Here’s a passage from his obituary:
His combat experienced forever identified Raymond Iddings as a professional soldier, and left scarred stories that he never told. Daughter Cheryl was recently told a final story while helping him eat some chicken soup. A few weeks after crossing the Rhine, on April 4, 1945 the United States Army liberated the first concentration camp prisoners from Ohrdruf, Germany. The conditions were so appalling that words fail description; the smell of feces and rotting corpses overpowered the senses. General Eisenhower, Patton and Bradley were all sickened during their tour and Eisenhower actually vomited. In his memoirs, Raymond wrote of the “foul odor that blanketed the area,” but said he never entered the camp. While Cheryl recently helped father eat some soup he began to cry and apologized to her for never telling this story before: He then shared with her a memory from that camp . . . a day that he held a spoon of chicken broth for a severely starved prisoner at this camp; the starved man was too weak, the man took a deep breath and died.
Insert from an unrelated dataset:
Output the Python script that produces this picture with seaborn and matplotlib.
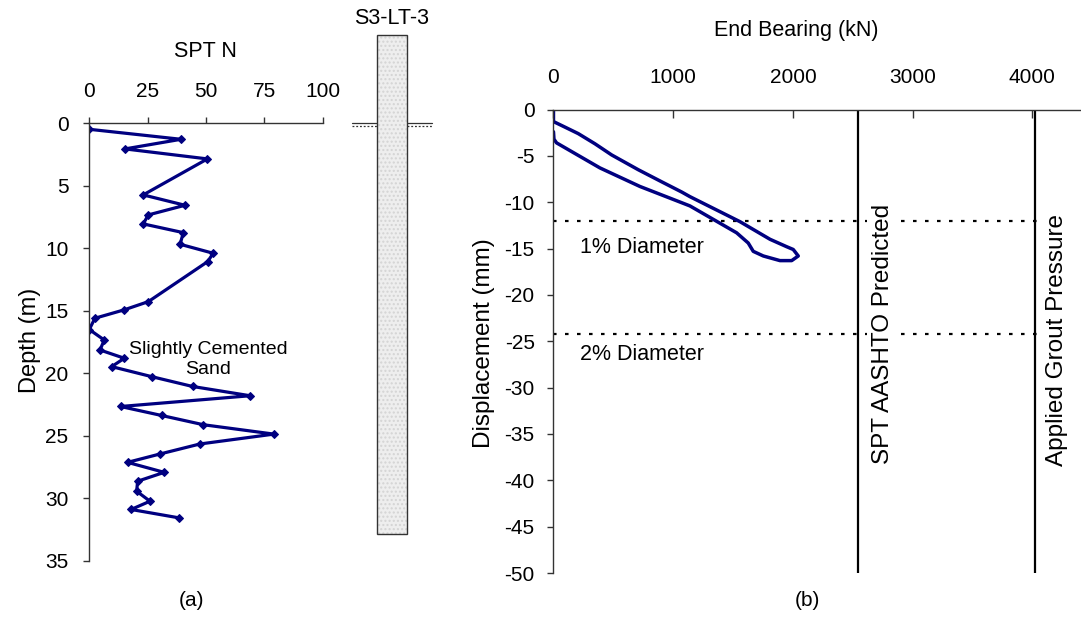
import numpy as np
import pandas as pd
import matplotlib
matplotlib.use("Agg")
import matplotlib.pyplot as plt
import seaborn as sns
from matplotlib.patches import Rectangle

# ---------------- data ----------------
spt_n = [0, 39.3, 15.3, 50.6, 23.1, 41.0, 25.3, 23.1, 40.3, 38.9, 53.1, 50.7, 25.3, 14.9,
         2.4, 0, 6.4, 4.6, 15.0, 9.6, 26.7, 44.3, 68.9, 13.4, 31.0, 48.9, 79.1, 47.4,
         30.3, 16.4, 32.1, 20.7, 20.3, 26.0, 17.9, 38.4]
spt_depth = [0.48, 1.28, 2.05, 2.85, 5.73, 6.56, 7.33, 8.05, 8.75, 9.68, 10.4, 11.07, 14.27, 14.93,
             15.6, 16.5, 17.34, 18.14, 18.8, 19.47, 20.27, 21.06, 21.8, 22.66, 23.38, 24.12, 24.87, 25.66,
             26.46, 27.13, 27.93, 28.64, 29.44, 30.24, 30.9, 31.57]
spt_ticks = [0, 25, 50, 75, 100]
depth_ticks = [0, 5, 10, 15, 20, 25, 30, 35]

pile_name = "S3-LT-3"
pile_top_depth = -7.1
pile_tip_depth = 32.9

load_kN = [0, 0, 96, 207, 347, 486, 709, 904, 1071, 1140, 1558, 1809, 1948, 2003, 2045,
           1990, 1892, 1753, 1669, 1627, 1530, 1140, 722, 388, 26, 4, 0]
disp_mm = [0, -1.3, -1.9, -2.6, -3.7, -4.9, -6.5, -7.8, -8.9, -9.4, -12.1, -14.0, -14.8, -15.1, -15.8,
           -16.3, -16.3, -15.8, -15.3, -14.4, -13.3, -10.4, -8.3, -6.3, -3.6, -3.2, -2.4]
load_ticks = [0, 1000, 2000, 3000, 4000]
disp_ticks = [0, -5, -10, -15, -20, -25, -30, -35, -40, -45, -50]

spt_aashto_kN = 2540
grout_kN = 4020
one_pct_mm = -12
two_pct_mm = -24.2

# ---------------- style ----------------
sns.set_theme(style="white")
plt.rcParams['font.family'] = ['Liberation Sans', 'DejaVu Sans']
plt.rcParams['axes.unicode_minus'] = False
plt.rcParams['text.color'] = 'black'
plt.rcParams['xtick.color'] = 'black'
plt.rcParams['ytick.color'] = 'black'
plt.rcParams['xtick.labelcolor'] = 'black'
plt.rcParams['ytick.labelcolor'] = 'black'
FS = 15
FT = 15.5
FR = 17.5
NAVY = "#000080"

fig = plt.figure(figsize=(10.81, 6.18), dpi=100)
axL = fig.add_axes([0.0826, 0.0927, 0.2159, 0.7078])
axR = fig.add_axes([0.512, 0.0728, 0.488, 0.75])

# ---------------- left panel ----------------
df_spt = pd.DataFrame({"N": spt_n, "Depth": spt_depth})
sns.lineplot(data=df_spt, x="N", y="Depth", sort=False, orient="y", estimator=None,
             color=NAVY, lw=2.3, marker="D", markersize=4, markeredgecolor=NAVY, ax=axL)
axL.set_xlim(0, 100)
axL.set_ylim(35, 0)
axL.set_xticks(spt_ticks)
axL.set_yticks(depth_ticks)
axL.xaxis.tick_top()
axL.set_xlabel("")
axL.set_ylabel("")
for s in ["right", "bottom"]:
    axL.spines[s].set_visible(False)
for s in ["top", "left"]:
    axL.spines[s].set_color("#333333")
    axL.spines[s].set_linewidth(1.0)
axL.tick_params(axis="x", top=True, bottom=False, direction="out", length=4.5, width=1,
                color="#333333", pad=11.5, labelsize=FS)
axL.tick_params(axis="y", left=True, direction="out", length=4.5, width=1,
                color="#333333", pad=10.5, labelsize=FS)
axL.text(50.9, 18.9, "Slightly Cemented\nSand", ha="center", va="center", fontsize=14,
         linespacing=1.25)

# pile column
axL.add_patch(Rectangle((123.1, pile_top_depth), 12.9, pile_tip_depth - pile_top_depth,
                        facecolor="#eeeeee", edgecolor="#d4d4d4", lw=0, clip_on=False,
                        hatch="....", zorder=3))
axL.add_patch(Rectangle((123.1, pile_top_depth), 12.9, pile_tip_depth - pile_top_depth,
                        facecolor="none", edgecolor="#333333", lw=1.0, clip_on=False, zorder=4))
for x0, x1 in [(112.6, 123.1), (136.0, 146.8)]:
    axL.plot([x0, x1], [0, 0], color="#333333", lw=0.9, clip_on=False)
    axL.plot([x0, x1], [0.22, 0.22], color="#333333", lw=0.9, ls=(0, (1.5, 1.5)), clip_on=False)
axL.text(129.5, -8.4, pile_name, ha="center", va="center", fontsize=FT, clip_on=False)

# ---------------- right panel ----------------
df_ld = pd.DataFrame({"Load": load_kN, "Disp": disp_mm})
sns.lineplot(data=df_ld, x="Load", y="Disp", sort=False, estimator=None,
             color=NAVY, lw=2.5, ax=axR)
axR.set_xlim(0, 4407)
axR.set_ylim(-50, 0)
axR.set_xticks(load_ticks)
axR.set_yticks(disp_ticks)
axR.xaxis.tick_top()
axR.set_xlabel("")
axR.set_ylabel("")
for s in ["right", "bottom"]:
    axR.spines[s].set_visible(False)
for s in ["top", "left"]:
    axR.spines[s].set_color("#333333")
    axR.spines[s].set_linewidth(1.0)
axR.tick_params(axis="x", top=True, bottom=False, direction="in", length=6, width=1,
                color="#333333", pad=16.5, labelsize=FS)
axR.tick_params(axis="y", left=True, direction="out", length=4.5, width=1,
                color="#333333", pad=9, labelsize=FS)

for yv in [one_pct_mm, two_pct_mm]:
    axR.axhline(yv, color="black", lw=1.6, ls=(0, (1.6, 3.8)), zorder=1)
for xv in [spt_aashto_kN, grout_kN]:
    axR.axvline(xv, color="black", lw=1.6, zorder=2)

axR.text(221, -14.9, "1% Diameter", ha="left", va="center", fontsize=FT)
axR.text(221, -26.4, "2% Diameter", ha="left", va="center", fontsize=FT)
axR.text(2755, -24.2, "SPT AASHTO Predicted", rotation=90, ha="center", va="center",
         fontsize=FR, zorder=3,
         bbox=dict(facecolor="white", edgecolor="none", pad=4))
axR.text(4210, -24.9, "Applied Grout Pressure", rotation=90, ha="center", va="center",
         fontsize=FR, zorder=3,
         bbox=dict(facecolor="white", edgecolor="none", pad=6))

# ---------------- figure texts ----------------
fig.text(0.19, 0.916, "SPT N", ha="center", va="center", fontsize=FT)
fig.text(0.737, 0.951, "End Bearing (kN)", ha="center", va="center", fontsize=FT)
fig.text(0.028, 0.45, "Depth (m)", rotation=90, ha="center", va="center", fontsize=FR - 0.5)
fig.text(0.448, 0.445, "Displacement (mm)", rotation=90, ha="center", va="center", fontsize=FR)
fig.text(0.177, 0.029, "(a)", ha="center", va="center", fontsize=FS)
fig.text(0.747, 0.029, "(b)", ha="center", va="center", fontsize=FS)

fig.savefig("out.png", dpi=100)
Raymond told Cheryl that for all these years he repressed this story as his most painful memory — a war memory he was never able to talk about.Trauma and repression, war and compassion, the great events of history—all brought to the surface by the aroma of chicken soup fed to an elderly man by his loving daughter.
With Raymond Iddings goes a small but infinitely valuable piece of the American experience. We salute him.